Pro Motorsport
- Founded: 2002
- Team principal(s): Salvatore Tavano
- Former series: International Formula Master Italian Superturismo Championship
- Drivers' Championships: 2005 3000 Pro Series season (Busnelli, joint champion)

= Pro Motorsport (Italian racing team) =

Pro Motorsport is an auto racing team based in Italy.

==History==
===International Formula Master===
Pro Motorsport raced in International Formula Master from its inaugural season in 2005 up until the end of the 2008 season.

In 2005, with the series known as the 3000 Pro Series, Pro Motorsport performed solidly and their driver Max Busnelli was eventually crowned joint-champion with Norbert Siedler, both on 49 points and with identical race finishing positions. Busnelli collected two wins for the team on his way to the drivers' title. The team finished third in the overall standings.
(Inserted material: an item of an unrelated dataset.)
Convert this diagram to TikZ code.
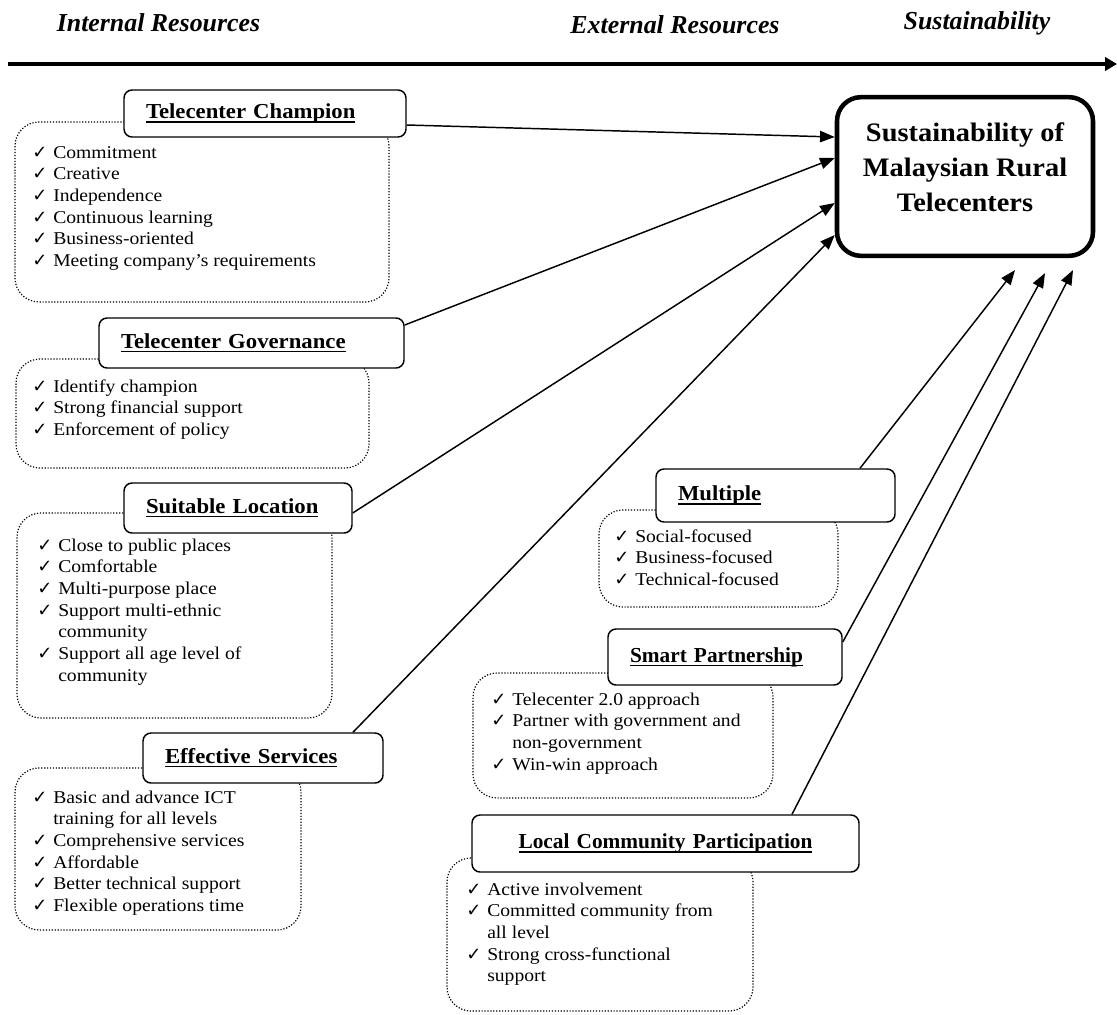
\documentclass[tikz,border=0pt]{standalone}
\usepackage{fontspec}
\setmainfont{Liberation Serif}
\newfontfamily\camfont[FakeStretch=1.09]{Liberation Serif}
\newfontfamily\cambfont[FakeStretch=1.065]{Liberation Serif}
\newfontfamily\symfont{DejaVu Sans}
\usetikzlibrary{arrows.meta,calc}
\newcommand\ck{\makebox[15.75pt][l]{\symfont\fontsize{13.5pt}{13.5pt}\selectfont ✓}}
\newcommand\ind{\hspace*{15.75pt}}
\newcommand\ulx[1]{\setbox0=\hbox{#1}\rlap{\rule[-3pt]{\wd0}{1.1pt}}\box0}
\tikzset{
  titlebox/.style={draw, line width=1.1pt, rounded corners=6pt, fill=white,
    inner xsep=16.5pt, inner ysep=0pt, align=left, text height=11pt, text depth=3pt,
    font=\cambfont\bfseries\fontsize{16pt}{19pt}\selectfont},
  timesbox/.style={font=\rmfamily\bfseries\fontsize{16pt}{19pt}\selectfont},
  dotbox/.style={draw, dash pattern=on 0.9pt off 1.3pt, line width=0.9pt, rounded corners=18pt, inner sep=0pt},
  lst/.style={inner sep=0pt, anchor=base west, font=\camfont\fontsize{13.5pt}{16.3pt}\selectfont},
  conn/.style={line width=1.1pt, -{Triangle[length=11pt,width=8.5pt]}},
  hdr/.style={anchor=base, inner sep=0pt, font=\bfseries\itshape\fontsize{19.4pt}{23pt}\selectfont},
  mainbox/.style={draw, line width=3.4pt, rounded corners=18pt, minimum width=192pt, minimum height=119pt, inner sep=0pt},
}
\begin{document}
\begin{tikzpicture}[x=0.75pt,y=-0.75pt]
\path[fill=white] (0,0) rectangle (1117,1014);
\useasboundingbox (0,0) rectangle (1117,1014);

% header
\node[hdr] (ir) at (158.5,31) {Internal Resources};
\node[hdr] (er) at (675,33) {External Resources};
\node[hdr] (sr) at (977,29) {Sustainability};
\coordinate (hs) at (8,64);
\coordinate (he) at (1117,64);
\draw[line width=3pt, -{Triangle[length=9pt,width=10pt]}] (hs) -- (he);

% dotted list boxes
\node[dotbox, minimum width=280.5pt, minimum height=135pt] (chd) at (202,212) {};
\node[dotbox, minimum width=264.75pt, minimum height=81.75pt] (gvd) at (192.5,413.5) {};
\node[dotbox, minimum width=236.25pt, minimum height=153.75pt] (sld) at (174.5,615.5) {};
\node[dotbox, minimum width=214.5pt, minimum height=121.5pt] (esd) at (158,849) {};
\node[dotbox, minimum width=179.25pt, minimum height=72.75pt] (mpd) at (718.5,558.5) {};
\node[dotbox, minimum width=225pt, minimum height=93.75pt] (spd) at (623,735.5) {};
\node[dotbox, minimum width=229.5pt, minimum height=114.75pt] (lcd) at (600,934.5) {};

% title boxes
\node[titlebox, minimum width=211.5pt, minimum height=35.25pt, text width=178.5pt] (champ) at (265,113.5) {\ulx{Telecenter Champion}};
\node[titlebox, minimum width=228.75pt, minimum height=37.5pt, text width=195.75pt] (gov) at (251.5,343) {\ulx{Telecenter Governance}};
\node[titlebox, minimum width=171pt, minimum height=37.5pt, text width=138pt] (suit) at (238,508) {\ulx{Suitable Location}};
\node[titlebox, minimum width=180pt, minimum height=37.5pt, text width=147pt] (eff) at (263,758) {\ulx{Effective Services}};
\node[titlebox, minimum width=179.25pt, minimum height=39.75pt, text width=146.25pt] (mult) at (775.5,495.5) {\ulx{Multiple}};
\node[titlebox, timesbox, minimum width=175.5pt, minimum height=42pt, text width=142.5pt] (smart) at (725,657) {\ulx{Smart Partnership}};
\node[titlebox, timesbox, align=center, minimum width=290.25pt, minimum height=42.75pt, text width=257.25pt] (local) at (665.5,843.5) {\ulx{Local Community Participation}};

% lists
\node[lst] (chl) at (32,158) {\begin{tabular}[t]{@{}l@{}}
\ck Commitment\\ \ck Creative\\ \ck Independence\\ \ck Continuous learning\\
\ck Business-oriented\\ \ck Meeting company’s requirements\end{tabular}};
\node[lst] (gvl) at (32,392) {\begin{tabular}[t]{@{}l@{}}
\ck Identify champion\\ \ck Strong financial support\\ \ck Enforcement of policy\end{tabular}};
\node[lst] (sll) at (37,551) {\begin{tabular}[t]{@{}l@{}}
\ck Close to public places\\ \ck Comfortable\\ \ck Multi-purpose place\\
\ck Support multi-ethnic\\ \ind community\\ \ck Support all age level of\\ \ind community\end{tabular}};
\node[lst] (esl) at (32,803) {\begin{tabular}[t]{@{}l@{}}
\ck Basic and advance ICT\\ \ind training for all levels\\ \ck Comprehensive services\\
\ck Affordable\\ \ck Better technical support\\ \ck Flexible operations time\end{tabular}};
\node[lst] (mpl) at (614,542) {\begin{tabular}[t]{@{}l@{}}
\ck Social-focused\\ \ck Business-focused\\ \ck Technical-focused\end{tabular}};
\node[lst] (spl) at (491,705) {\begin{tabular}[t]{@{}l@{}}
\ck Telecenter 2.0 approach\\ \ck Partner with government and\\ \ind non-government\\
\ck Win-win approach\end{tabular}};
\node[lst] (lcl) at (466,895) {\begin{tabular}[t]{@{}l@{}}
\ck Active involvement\\ \ck Committed community from\\ \ind all level\\
\ck Strong cross-functional\\ \ind support\end{tabular}};

% central box
\node[mainbox] (sust) at (965,176.5) {};
\node[inner sep=0pt, align=center, font=\cambfont\bfseries\fontsize{20pt}{26.25pt}\selectfont] (sustt) at (965,167) {Sustainability of\\Malaysian Rural\\Telecenters};

% free ends below the central box
\coordinate (e1) at ($(sust.south)+(50,12)$);
\coordinate (e2) at ($(sust.south)+(80,15)$);
\coordinate (e3) at ($(sust.south)+(108,12)$);

% connectors
\draw[conn] ($(champ.east)+(0,11.5)$) -- ($(sust.west)+(0,-39.5)$);
\draw[conn] ($(gov.east)+(0,-18)$) -- ($(sust.west)+(0,-18.5)$);
\draw[conn] ($(suit.east)+(0,5)$) -- ($(sust.west)+(0,26.5)$);
\draw[conn] ($(eff.north)+(90,0)$) -- ($(sust.west)+(0,58.5)$);
\draw[conn] ($(mult.north)+(84.5,0)$) -- (e1);
\draw[conn] ($(smart.east)+(0,-15)$) -- (e2);
\draw[conn] ($(local.north)+(126.5,0)$) -- (e3);
\end{tikzpicture}
\end{document}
The renamed 2006 F3000 International Masters season saw Pro Motorsport finish second in the teams' standings and they collected another win, from driver Davide di Benedetto. In 2007, they won the last race of the season to end up fourth in the team's championship - the race was won by Marcello Puglisi.

They haven't returned since the 2008 International Formula Master season in which they won another race to make a total of five in their four years in the series. Marcello Puglisi won again but the team only finished in eleventh place overall having only raced in select events throughout the season.